EXTRACTED RECORDS:

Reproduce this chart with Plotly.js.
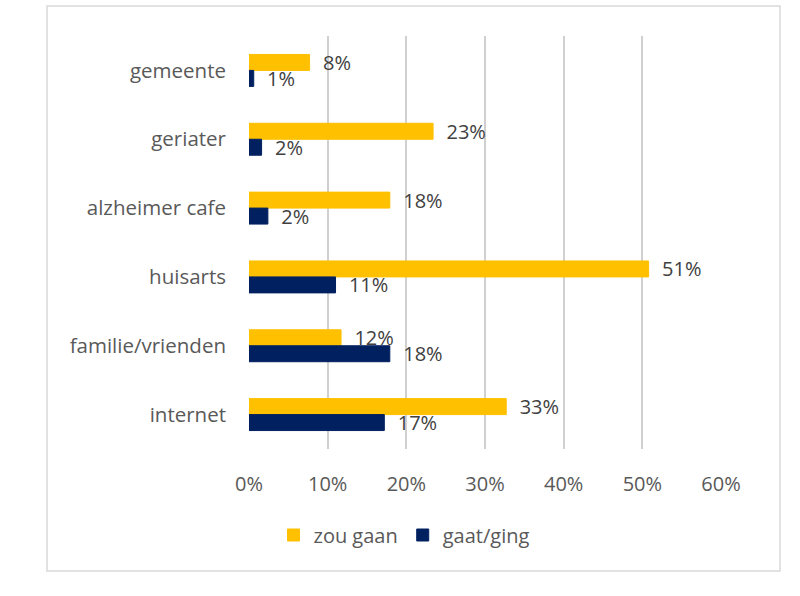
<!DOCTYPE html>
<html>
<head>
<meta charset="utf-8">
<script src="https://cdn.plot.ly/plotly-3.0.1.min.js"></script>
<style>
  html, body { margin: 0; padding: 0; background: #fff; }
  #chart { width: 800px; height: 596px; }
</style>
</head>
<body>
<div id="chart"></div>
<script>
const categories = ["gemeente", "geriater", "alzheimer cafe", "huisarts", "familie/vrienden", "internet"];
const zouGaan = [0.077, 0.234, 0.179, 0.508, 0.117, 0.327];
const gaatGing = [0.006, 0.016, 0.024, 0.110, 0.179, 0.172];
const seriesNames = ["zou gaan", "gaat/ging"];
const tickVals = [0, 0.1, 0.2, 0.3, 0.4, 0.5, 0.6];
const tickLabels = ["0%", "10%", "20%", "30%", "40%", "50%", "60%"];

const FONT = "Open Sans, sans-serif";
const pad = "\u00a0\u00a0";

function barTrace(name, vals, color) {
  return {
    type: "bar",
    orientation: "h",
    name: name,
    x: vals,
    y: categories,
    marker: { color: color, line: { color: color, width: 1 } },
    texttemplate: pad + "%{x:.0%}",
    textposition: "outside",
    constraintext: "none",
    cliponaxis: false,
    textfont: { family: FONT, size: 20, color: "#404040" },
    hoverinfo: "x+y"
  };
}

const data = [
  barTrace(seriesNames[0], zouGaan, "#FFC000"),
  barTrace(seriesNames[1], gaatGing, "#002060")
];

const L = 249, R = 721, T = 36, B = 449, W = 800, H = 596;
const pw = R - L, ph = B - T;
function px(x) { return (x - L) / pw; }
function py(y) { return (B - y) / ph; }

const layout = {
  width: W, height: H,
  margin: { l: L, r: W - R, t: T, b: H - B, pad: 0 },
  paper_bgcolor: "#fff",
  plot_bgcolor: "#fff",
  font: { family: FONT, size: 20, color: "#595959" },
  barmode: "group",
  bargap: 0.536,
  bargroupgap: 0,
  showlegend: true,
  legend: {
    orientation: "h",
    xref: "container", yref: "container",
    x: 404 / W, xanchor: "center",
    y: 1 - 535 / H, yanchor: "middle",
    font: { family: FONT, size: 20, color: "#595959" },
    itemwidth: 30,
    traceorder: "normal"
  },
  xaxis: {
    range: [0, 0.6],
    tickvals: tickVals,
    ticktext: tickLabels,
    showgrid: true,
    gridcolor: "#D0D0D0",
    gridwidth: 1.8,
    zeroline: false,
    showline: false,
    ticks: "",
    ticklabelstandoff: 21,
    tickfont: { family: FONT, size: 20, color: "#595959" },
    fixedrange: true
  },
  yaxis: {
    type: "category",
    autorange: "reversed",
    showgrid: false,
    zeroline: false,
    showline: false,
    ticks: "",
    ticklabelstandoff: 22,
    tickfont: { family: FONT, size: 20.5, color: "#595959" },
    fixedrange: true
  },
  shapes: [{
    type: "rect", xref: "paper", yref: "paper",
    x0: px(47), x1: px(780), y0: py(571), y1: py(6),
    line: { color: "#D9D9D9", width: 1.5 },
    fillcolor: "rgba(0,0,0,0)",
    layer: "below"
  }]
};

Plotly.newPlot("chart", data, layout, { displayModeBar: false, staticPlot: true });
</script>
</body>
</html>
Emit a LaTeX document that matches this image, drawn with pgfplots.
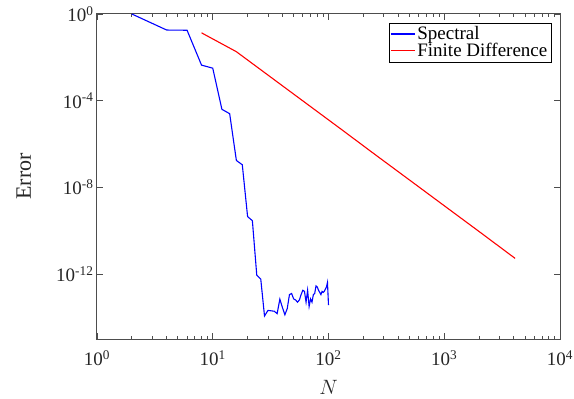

YOUR TASK: The records above must be printed exactly; the pictures stay out.

SOLUTION FOR THIS EXERCISE:
Reproduce this chart with Plotly.js.
<!DOCTYPE html>
<html>
<head>
<meta charset="utf-8">
<script src="https://cdn.plot.ly/plotly-3.0.1.min.js"></script>
<style>
  html, body { margin: 0; padding: 0; background: #fff; }
  #chart { width: 800px; height: 596px; }
</style>
</head>
<body>
<div id="chart"></div>
<script>
const categories = ["gemeente", "geriater", "alzheimer cafe", "huisarts", "familie/vrienden", "internet"];
const zouGaan = [0.077, 0.234, 0.179, 0.508, 0.117, 0.327];
const gaatGing = [0.006, 0.016, 0.024, 0.110, 0.179, 0.172];
const seriesNames = ["zou gaan", "gaat/ging"];
const tickVals = [0, 0.1, 0.2, 0.3, 0.4, 0.5, 0.6];
const tickLabels = ["0%", "10%", "20%", "30%", "40%", "50%", "60%"];

const FONT = "Open Sans, sans-serif";
const pad = "\u00a0\u00a0";

function barTrace(name, vals, color) {
  return {
    type: "bar",
    orientation: "h",
    name: name,
    x: vals,
    y: categories,
    marker: { color: color, line: { color: color, width: 1 } },
    texttemplate: pad + "%{x:.0%}",
    textposition: "outside",
    constraintext: "none",
    cliponaxis: false,
    textfont: { family: FONT, size: 20, color: "#404040" },
    hoverinfo: "x+y"
  };
}

const data = [
  barTrace(seriesNames[0], zouGaan, "#FFC000"),
  barTrace(seriesNames[1], gaatGing, "#002060")
];

const L = 249, R = 721, T = 36, B = 449, W = 800, H = 596;
const pw = R - L, ph = B - T;
function px(x) { return (x - L) / pw; }
function py(y) { return (B - y) / ph; }

const layout = {
  width: W, height: H,
  margin: { l: L, r: W - R, t: T, b: H - B, pad: 0 },
  paper_bgcolor: "#fff",
  plot_bgcolor: "#fff",
  font: { family: FONT, size: 20, color: "#595959" },
  barmode: "group",
  bargap: 0.536,
  bargroupgap: 0,
  showlegend: true,
  legend: {
    orientation: "h",
    xref: "container", yref: "container",
    x: 404 / W, xanchor: "center",
    y: 1 - 535 / H, yanchor: "middle",
    font: { family: FONT, size: 20, color: "#595959" },
    itemwidth: 30,
    traceorder: "normal"
  },
  xaxis: {
    range: [0, 0.6],
    tickvals: tickVals,
    ticktext: tickLabels,
    showgrid: true,
    gridcolor: "#D0D0D0",
    gridwidth: 1.8,
    zeroline: false,
    showline: false,
    ticks: "",
    ticklabelstandoff: 21,
    tickfont: { family: FONT, size: 20, color: "#595959" },
    fixedrange: true
  },
  yaxis: {
    type: "category",
    autorange: "reversed",
    showgrid: false,
    zeroline: false,
    showline: false,
    ticks: "",
    ticklabelstandoff: 22,
    tickfont: { family: FONT, size: 20.5, color: "#595959" },
    fixedrange: true
  },
  shapes: [{
    type: "rect", xref: "paper", yref: "paper",
    x0: px(47), x1: px(780), y0: py(571), y1: py(6),
    line: { color: "#D9D9D9", width: 1.5 },
    fillcolor: "rgba(0,0,0,0)",
    layer: "below"
  }]
};

Plotly.newPlot("chart", data, layout, { displayModeBar: false, staticPlot: true });
</script>
</body>
</html>
Emit a LaTeX document that matches this image, drawn with pgfplots.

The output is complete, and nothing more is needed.